§ **Exercise details**
Retype the lines beneath this one, from the first through the line containing "const copyrightText = 'FxPro". Pictures are left out.

§ **Given material**

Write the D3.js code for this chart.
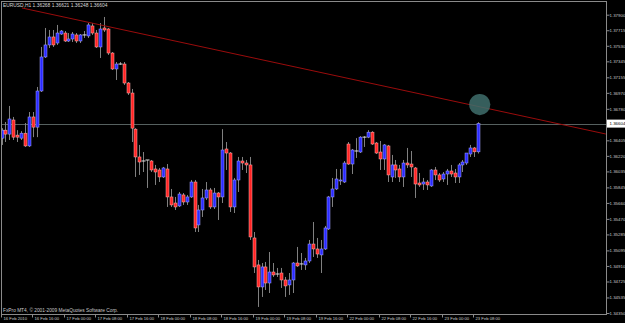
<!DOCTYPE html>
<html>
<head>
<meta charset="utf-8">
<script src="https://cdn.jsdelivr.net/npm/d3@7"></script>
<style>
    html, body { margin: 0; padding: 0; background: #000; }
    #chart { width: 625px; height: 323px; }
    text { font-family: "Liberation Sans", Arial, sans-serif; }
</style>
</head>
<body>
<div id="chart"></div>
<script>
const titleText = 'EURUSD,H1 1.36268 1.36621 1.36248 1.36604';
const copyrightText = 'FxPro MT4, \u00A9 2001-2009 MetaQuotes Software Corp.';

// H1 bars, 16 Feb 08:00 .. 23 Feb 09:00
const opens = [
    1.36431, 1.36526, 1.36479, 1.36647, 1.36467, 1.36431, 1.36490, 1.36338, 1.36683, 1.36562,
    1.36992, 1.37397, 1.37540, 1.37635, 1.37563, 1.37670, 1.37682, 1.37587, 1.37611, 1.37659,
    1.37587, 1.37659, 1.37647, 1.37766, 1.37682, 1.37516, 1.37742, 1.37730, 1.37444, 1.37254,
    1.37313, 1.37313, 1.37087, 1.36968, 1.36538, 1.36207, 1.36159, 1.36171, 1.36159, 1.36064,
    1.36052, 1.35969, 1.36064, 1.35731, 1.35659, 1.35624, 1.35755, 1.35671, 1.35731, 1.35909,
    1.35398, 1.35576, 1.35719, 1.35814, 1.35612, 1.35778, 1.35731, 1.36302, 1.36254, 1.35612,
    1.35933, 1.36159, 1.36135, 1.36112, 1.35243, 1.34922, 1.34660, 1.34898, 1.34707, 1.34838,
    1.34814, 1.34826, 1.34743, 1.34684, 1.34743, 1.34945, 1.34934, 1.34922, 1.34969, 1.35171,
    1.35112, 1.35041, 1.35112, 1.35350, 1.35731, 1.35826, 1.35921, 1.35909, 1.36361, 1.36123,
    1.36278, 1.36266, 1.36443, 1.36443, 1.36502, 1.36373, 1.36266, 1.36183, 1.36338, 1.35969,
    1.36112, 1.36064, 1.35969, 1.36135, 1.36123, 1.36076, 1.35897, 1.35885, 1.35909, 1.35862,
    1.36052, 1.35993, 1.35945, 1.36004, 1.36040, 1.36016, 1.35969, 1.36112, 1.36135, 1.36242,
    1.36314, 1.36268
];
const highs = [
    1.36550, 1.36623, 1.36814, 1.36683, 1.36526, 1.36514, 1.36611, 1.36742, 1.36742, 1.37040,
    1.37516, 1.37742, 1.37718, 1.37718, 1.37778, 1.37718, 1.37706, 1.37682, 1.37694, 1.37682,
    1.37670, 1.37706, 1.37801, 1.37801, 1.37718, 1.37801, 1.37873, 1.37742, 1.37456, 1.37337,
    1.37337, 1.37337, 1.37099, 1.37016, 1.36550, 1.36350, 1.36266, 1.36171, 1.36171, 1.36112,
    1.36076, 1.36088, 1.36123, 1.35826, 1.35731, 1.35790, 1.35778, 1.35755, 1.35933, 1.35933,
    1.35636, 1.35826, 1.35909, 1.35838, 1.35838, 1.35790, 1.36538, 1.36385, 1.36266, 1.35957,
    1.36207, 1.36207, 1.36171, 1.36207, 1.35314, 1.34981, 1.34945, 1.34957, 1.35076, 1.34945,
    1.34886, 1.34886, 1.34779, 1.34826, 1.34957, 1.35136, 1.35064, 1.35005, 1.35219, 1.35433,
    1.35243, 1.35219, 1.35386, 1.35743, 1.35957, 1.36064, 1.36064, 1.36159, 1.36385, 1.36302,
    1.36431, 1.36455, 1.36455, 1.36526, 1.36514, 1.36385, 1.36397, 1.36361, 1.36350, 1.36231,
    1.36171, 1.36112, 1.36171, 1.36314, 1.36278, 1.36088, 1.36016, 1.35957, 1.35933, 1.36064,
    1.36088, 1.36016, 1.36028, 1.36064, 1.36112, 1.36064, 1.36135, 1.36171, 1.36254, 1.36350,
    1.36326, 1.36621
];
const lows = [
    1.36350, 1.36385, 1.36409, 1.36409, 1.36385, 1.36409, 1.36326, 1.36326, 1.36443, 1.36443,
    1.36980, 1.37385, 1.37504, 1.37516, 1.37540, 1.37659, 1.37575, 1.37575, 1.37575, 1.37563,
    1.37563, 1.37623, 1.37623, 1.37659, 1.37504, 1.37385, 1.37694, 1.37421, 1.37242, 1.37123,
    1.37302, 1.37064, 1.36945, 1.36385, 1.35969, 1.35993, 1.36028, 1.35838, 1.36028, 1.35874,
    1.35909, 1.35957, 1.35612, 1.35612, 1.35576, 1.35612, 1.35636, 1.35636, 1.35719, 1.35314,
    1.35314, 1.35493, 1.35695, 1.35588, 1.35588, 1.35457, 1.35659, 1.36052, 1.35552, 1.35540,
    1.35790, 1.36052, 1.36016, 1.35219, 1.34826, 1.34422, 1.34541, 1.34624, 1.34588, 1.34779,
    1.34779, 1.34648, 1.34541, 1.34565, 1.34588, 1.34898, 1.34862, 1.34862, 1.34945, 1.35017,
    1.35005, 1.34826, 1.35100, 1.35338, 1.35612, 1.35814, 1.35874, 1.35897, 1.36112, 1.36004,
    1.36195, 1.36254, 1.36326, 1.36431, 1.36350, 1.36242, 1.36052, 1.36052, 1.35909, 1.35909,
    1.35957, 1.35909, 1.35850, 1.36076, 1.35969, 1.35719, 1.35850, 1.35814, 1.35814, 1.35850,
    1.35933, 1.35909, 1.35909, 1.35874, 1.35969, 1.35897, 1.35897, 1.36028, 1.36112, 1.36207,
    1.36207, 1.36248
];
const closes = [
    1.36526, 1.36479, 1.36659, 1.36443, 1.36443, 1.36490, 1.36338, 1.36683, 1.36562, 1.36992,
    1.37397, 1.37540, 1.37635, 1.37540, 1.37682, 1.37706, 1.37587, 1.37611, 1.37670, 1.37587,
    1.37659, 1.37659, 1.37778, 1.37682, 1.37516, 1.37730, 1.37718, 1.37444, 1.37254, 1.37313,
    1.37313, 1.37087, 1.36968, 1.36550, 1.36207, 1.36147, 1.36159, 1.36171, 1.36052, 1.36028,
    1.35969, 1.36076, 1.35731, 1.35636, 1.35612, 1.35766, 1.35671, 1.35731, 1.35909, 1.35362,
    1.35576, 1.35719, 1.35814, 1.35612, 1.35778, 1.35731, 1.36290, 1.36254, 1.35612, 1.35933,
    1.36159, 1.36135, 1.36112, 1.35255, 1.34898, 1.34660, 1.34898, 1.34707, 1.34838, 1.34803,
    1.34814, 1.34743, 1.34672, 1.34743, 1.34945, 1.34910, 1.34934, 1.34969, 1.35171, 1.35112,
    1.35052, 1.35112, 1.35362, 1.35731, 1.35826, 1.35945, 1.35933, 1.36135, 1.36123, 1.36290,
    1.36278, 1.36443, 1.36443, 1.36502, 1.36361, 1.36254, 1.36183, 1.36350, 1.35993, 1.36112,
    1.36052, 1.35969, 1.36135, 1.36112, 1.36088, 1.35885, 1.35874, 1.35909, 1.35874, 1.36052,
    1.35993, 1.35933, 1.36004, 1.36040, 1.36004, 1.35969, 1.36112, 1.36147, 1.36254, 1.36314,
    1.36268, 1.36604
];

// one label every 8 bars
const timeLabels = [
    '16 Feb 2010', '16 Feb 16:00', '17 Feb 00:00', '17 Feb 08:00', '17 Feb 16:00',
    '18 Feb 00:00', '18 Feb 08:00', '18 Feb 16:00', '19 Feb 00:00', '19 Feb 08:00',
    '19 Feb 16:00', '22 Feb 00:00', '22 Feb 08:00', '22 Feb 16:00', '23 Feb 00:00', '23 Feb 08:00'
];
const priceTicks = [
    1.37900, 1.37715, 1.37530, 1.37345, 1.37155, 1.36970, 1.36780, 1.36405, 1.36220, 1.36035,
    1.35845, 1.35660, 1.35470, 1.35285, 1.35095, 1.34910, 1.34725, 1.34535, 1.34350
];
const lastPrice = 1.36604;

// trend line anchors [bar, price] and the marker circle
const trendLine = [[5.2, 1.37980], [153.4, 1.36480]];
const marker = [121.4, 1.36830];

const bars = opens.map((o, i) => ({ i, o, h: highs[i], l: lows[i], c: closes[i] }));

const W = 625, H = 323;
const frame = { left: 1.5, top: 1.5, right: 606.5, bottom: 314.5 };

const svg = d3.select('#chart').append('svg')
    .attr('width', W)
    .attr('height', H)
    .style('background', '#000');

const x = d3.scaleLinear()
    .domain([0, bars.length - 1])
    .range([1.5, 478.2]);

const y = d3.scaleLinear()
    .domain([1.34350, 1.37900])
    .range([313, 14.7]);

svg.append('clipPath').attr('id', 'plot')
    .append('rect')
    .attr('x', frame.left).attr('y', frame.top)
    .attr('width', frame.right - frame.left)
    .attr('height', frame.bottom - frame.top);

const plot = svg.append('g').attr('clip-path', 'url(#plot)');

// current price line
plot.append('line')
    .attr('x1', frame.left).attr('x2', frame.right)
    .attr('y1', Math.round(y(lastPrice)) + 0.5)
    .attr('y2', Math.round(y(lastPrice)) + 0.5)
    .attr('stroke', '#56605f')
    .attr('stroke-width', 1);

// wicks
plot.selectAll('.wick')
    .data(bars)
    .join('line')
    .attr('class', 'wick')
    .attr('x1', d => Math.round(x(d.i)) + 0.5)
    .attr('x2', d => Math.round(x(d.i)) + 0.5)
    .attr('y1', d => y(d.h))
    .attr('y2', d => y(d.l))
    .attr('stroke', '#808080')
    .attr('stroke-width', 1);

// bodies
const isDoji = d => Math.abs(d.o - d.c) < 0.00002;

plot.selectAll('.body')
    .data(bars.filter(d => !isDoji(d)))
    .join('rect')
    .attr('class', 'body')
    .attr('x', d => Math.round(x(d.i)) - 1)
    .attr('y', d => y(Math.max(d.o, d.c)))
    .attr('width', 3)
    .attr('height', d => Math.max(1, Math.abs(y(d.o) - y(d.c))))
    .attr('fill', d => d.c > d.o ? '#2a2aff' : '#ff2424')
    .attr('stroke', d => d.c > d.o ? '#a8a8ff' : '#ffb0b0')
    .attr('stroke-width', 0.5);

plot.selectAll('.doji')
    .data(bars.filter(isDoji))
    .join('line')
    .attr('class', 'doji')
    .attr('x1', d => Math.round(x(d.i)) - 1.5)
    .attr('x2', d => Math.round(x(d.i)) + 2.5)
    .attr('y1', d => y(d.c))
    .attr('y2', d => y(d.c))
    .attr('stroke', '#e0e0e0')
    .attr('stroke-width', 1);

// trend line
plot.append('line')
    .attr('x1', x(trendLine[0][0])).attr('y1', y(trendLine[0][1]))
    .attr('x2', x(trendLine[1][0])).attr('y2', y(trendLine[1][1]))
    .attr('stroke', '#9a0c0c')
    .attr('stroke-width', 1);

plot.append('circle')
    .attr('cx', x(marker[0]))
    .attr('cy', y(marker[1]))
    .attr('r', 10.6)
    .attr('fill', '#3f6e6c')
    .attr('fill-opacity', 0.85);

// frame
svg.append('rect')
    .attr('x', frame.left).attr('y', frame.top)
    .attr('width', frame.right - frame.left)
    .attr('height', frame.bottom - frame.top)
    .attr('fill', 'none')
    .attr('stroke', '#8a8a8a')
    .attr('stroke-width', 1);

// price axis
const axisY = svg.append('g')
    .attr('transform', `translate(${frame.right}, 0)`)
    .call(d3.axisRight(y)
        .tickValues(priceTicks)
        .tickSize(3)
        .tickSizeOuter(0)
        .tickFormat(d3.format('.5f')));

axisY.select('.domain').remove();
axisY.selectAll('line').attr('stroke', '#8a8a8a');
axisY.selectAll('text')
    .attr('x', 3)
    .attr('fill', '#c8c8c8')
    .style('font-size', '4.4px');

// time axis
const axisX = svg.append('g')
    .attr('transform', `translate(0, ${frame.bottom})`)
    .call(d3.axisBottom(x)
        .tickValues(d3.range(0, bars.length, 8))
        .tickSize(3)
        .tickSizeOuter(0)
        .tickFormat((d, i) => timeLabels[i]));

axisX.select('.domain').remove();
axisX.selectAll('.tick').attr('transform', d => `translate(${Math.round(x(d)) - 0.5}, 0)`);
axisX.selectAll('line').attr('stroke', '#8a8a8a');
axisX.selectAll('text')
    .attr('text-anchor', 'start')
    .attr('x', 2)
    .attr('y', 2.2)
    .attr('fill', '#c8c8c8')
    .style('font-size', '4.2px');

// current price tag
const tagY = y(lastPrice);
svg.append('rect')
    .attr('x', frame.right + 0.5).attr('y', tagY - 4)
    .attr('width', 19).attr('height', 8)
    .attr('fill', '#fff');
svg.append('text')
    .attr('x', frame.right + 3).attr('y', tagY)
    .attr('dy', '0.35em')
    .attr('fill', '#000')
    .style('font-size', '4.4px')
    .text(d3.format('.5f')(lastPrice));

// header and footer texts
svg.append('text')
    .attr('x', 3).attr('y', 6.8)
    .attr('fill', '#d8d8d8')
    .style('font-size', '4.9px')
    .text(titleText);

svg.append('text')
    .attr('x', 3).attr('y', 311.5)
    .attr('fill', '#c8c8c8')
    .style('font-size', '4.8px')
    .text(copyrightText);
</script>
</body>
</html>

§ **Exercise output**
Write the D3.js code for this chart.
<!DOCTYPE html>
<html>
<head>
<meta charset="utf-8">
<script src="https://cdn.jsdelivr.net/npm/d3@7"></script>
<style>
    html, body { margin: 0; padding: 0; background: #000; }
    #chart { width: 625px; height: 323px; }
    text { font-family: "Liberation Sans", Arial, sans-serif; }
</style>
</head>
<body>
<div id="chart"></div>
<script>
const titleText = 'EURUSD,H1 1.36268 1.36621 1.36248 1.36604';
const copyrightText = 'FxPro MT4, \u00A9 2001-2009 MetaQuotes Software Corp.';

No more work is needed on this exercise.